SUPPLIED DATA:

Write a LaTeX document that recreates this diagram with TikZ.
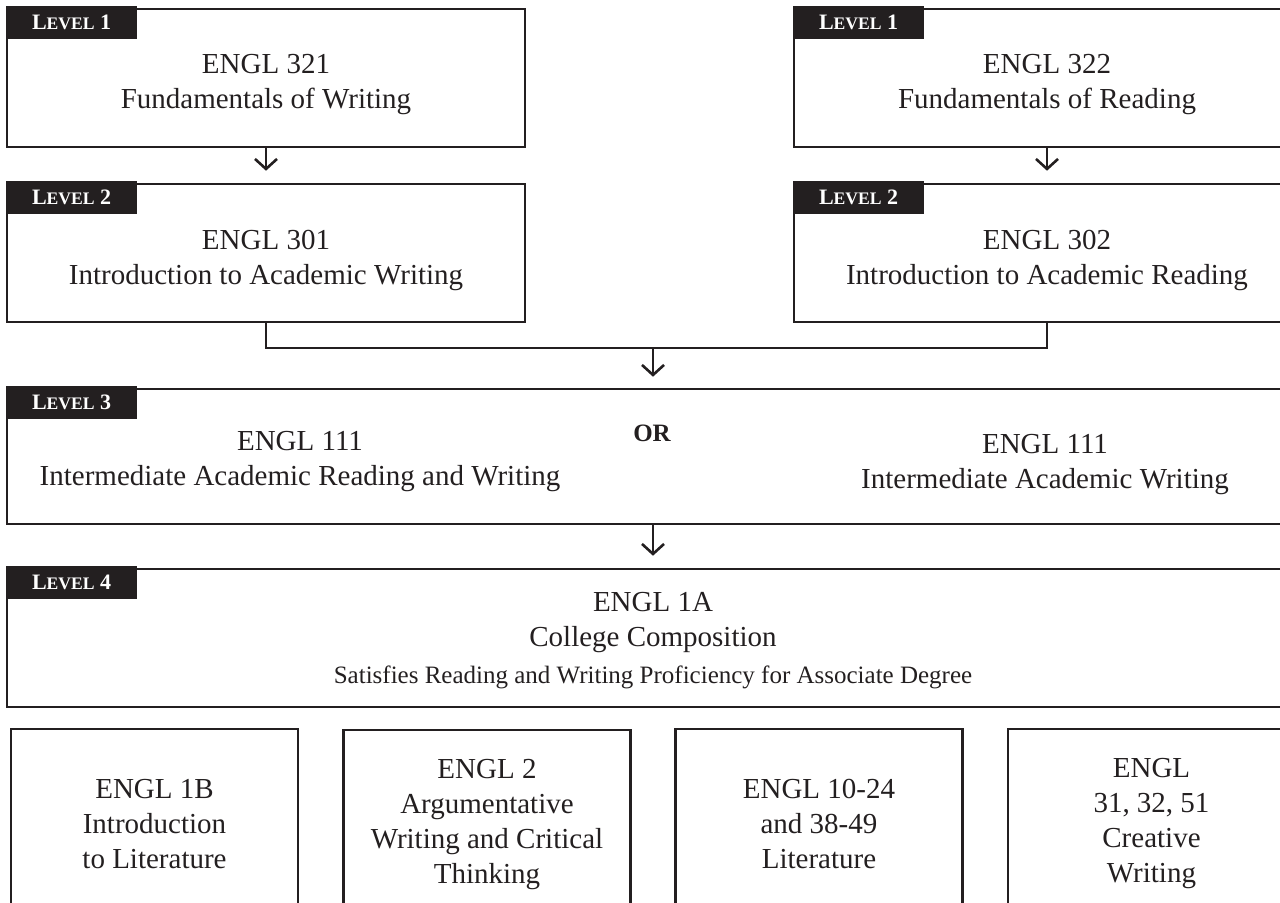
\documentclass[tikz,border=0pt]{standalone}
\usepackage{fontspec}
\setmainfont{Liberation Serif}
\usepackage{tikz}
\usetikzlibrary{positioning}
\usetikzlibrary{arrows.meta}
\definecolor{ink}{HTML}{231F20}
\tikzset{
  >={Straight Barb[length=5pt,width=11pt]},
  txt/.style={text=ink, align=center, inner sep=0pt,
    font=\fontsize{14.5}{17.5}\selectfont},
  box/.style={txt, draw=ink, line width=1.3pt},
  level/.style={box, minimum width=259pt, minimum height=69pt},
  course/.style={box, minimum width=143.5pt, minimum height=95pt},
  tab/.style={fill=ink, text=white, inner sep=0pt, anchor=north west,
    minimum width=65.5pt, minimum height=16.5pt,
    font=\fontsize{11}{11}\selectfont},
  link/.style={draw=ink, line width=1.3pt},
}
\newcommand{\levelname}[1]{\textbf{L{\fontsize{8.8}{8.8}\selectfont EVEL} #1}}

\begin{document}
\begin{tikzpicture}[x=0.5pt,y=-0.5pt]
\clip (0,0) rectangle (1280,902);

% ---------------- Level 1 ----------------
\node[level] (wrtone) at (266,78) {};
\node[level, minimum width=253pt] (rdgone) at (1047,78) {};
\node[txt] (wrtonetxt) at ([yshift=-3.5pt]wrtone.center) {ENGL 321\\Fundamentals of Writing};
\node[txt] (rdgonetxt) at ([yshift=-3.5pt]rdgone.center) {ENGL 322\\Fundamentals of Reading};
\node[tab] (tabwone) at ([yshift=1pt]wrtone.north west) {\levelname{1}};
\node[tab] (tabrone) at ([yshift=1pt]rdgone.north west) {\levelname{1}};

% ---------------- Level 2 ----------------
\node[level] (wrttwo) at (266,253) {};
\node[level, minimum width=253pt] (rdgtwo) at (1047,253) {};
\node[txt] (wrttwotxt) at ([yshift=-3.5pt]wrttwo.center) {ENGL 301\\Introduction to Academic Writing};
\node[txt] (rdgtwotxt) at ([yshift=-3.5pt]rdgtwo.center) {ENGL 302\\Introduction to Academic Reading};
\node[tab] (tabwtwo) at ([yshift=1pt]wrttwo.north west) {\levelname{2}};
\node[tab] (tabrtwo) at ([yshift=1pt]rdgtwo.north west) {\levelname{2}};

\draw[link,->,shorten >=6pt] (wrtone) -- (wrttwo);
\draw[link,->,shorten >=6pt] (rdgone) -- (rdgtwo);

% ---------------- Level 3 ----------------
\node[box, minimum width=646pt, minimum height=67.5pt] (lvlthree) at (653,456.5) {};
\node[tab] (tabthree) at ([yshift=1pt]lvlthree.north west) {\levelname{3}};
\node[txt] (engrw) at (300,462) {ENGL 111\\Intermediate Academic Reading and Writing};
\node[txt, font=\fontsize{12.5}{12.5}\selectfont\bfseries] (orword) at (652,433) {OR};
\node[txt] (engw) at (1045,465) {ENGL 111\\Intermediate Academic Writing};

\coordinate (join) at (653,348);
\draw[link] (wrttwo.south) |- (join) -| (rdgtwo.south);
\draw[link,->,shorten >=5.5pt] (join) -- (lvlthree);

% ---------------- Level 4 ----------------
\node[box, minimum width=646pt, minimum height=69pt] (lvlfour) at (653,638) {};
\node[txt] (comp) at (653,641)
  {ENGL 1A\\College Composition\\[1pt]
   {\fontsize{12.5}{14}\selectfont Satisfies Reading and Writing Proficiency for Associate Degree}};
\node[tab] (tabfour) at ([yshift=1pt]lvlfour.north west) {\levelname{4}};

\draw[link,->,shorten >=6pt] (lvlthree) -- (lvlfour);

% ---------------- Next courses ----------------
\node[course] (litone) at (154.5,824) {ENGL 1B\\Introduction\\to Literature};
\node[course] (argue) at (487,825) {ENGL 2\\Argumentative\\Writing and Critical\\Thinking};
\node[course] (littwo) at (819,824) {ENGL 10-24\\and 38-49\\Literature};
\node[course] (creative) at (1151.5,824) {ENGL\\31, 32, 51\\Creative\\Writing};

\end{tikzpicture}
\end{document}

WORK INSTRUCTIONS: Reproduce each line word for word and drop the pictures.

WRITTEN RESPONSE:
Write a LaTeX document that recreates this diagram with TikZ.
\documentclass[tikz,border=0pt]{standalone}
\usepackage{fontspec}
\setmainfont{Liberation Serif}
\usepackage{tikz}
\usetikzlibrary{positioning}
\usetikzlibrary{arrows.meta}
\definecolor{ink}{HTML}{231F20}
\tikzset{
  >={Straight Barb[length=5pt,width=11pt]},
  txt/.style={text=ink, align=center, inner sep=0pt,
    font=\fontsize{14.5}{17.5}\selectfont},
  box/.style={txt, draw=ink, line width=1.3pt},
  level/.style={box, minimum width=259pt, minimum height=69pt},
  course/.style={box, minimum width=143.5pt, minimum height=95pt},
  tab/.style={fill=ink, text=white, inner sep=0pt, anchor=north west,
    minimum width=65.5pt, minimum height=16.5pt,
    font=\fontsize{11}{11}\selectfont},
  link/.style={draw=ink, line width=1.3pt},
}
\newcommand{\levelname}[1]{\textbf{L{\fontsize{8.8}{8.8}\selectfont EVEL} #1}}

\begin{document}
\begin{tikzpicture}[x=0.5pt,y=-0.5pt]
\clip (0,0) rectangle (1280,902);

% ---------------- Level 1 ----------------
\node[level] (wrtone) at (266,78) {};
\node[level, minimum width=253pt] (rdgone) at (1047,78) {};
\node[txt] (wrtonetxt) at ([yshift=-3.5pt]wrtone.center) {ENGL 321\\Fundamentals of Writing};
\node[txt] (rdgonetxt) at ([yshift=-3.5pt]rdgone.center) {ENGL 322\\Fundamentals of Reading};
\node[tab] (tabwone) at ([yshift=1pt]wrtone.north west) {\levelname{1}};
\node[tab] (tabrone) at ([yshift=1pt]rdgone.north west) {\levelname{1}};

% ---------------- Level 2 ----------------
\node[level] (wrttwo) at (266,253) {};
\node[level, minimum width=253pt] (rdgtwo) at (1047,253) {};
\node[txt] (wrttwotxt) at ([yshift=-3.5pt]wrttwo.center) {ENGL 301\\Introduction to Academic Writing};
\node[txt] (rdgtwotxt) at ([yshift=-3.5pt]rdgtwo.center) {ENGL 302\\Introduction to Academic Reading};
\node[tab] (tabwtwo) at ([yshift=1pt]wrttwo.north west) {\levelname{2}};
\node[tab] (tabrtwo) at ([yshift=1pt]rdgtwo.north west) {\levelname{2}};

\draw[link,->,shorten >=6pt] (wrtone) -- (wrttwo);
\draw[link,->,shorten >=6pt] (rdgone) -- (rdgtwo);

% ---------------- Level 3 ----------------
\node[box, minimum width=646pt, minimum height=67.5pt] (lvlthree) at (653,456.5) {};
\node[tab] (tabthree) at ([yshift=1pt]lvlthree.north west) {\levelname{3}};
\node[txt] (engrw) at (300,462) {ENGL 111\\Intermediate Academic Reading and Writing};
\node[txt, font=\fontsize{12.5}{12.5}\selectfont\bfseries] (orword) at (652,433) {OR};
\node[txt] (engw) at (1045,465) {ENGL 111\\Intermediate Academic Writing};

\coordinate (join) at (653,348);
\draw[link] (wrttwo.south) |- (join) -| (rdgtwo.south);
\draw[link,->,shorten >=5.5pt] (join) -- (lvlthree);

% ---------------- Level 4 ----------------
\node[box, minimum width=646pt, minimum height=69pt] (lvlfour) at (653,638) {};
\node[txt] (comp) at (653,641)
  {ENGL 1A\\College Composition\\[1pt]
   {\fontsize{12.5}{14}\selectfont Satisfies Reading and Writing Proficiency for Associate Degree}};
\node[tab] (tabfour) at ([yshift=1pt]lvlfour.north west) {\levelname{4}};

\draw[link,->,shorten >=6pt] (lvlthree) -- (lvlfour);

% ---------------- Next courses ----------------
\node[course] (litone) at (154.5,824) {ENGL 1B\\Introduction\\to Literature};
\node[course] (argue) at (487,825) {ENGL 2\\Argumentative\\Writing and Critical\\Thinking};
\node[course] (littwo) at (819,824) {ENGL 10-24\\and 38-49\\Literature};
\node[course] (creative) at (1151.5,824) {ENGL\\31, 32, 51\\Creative\\Writing};

\end{tikzpicture}
\end{document}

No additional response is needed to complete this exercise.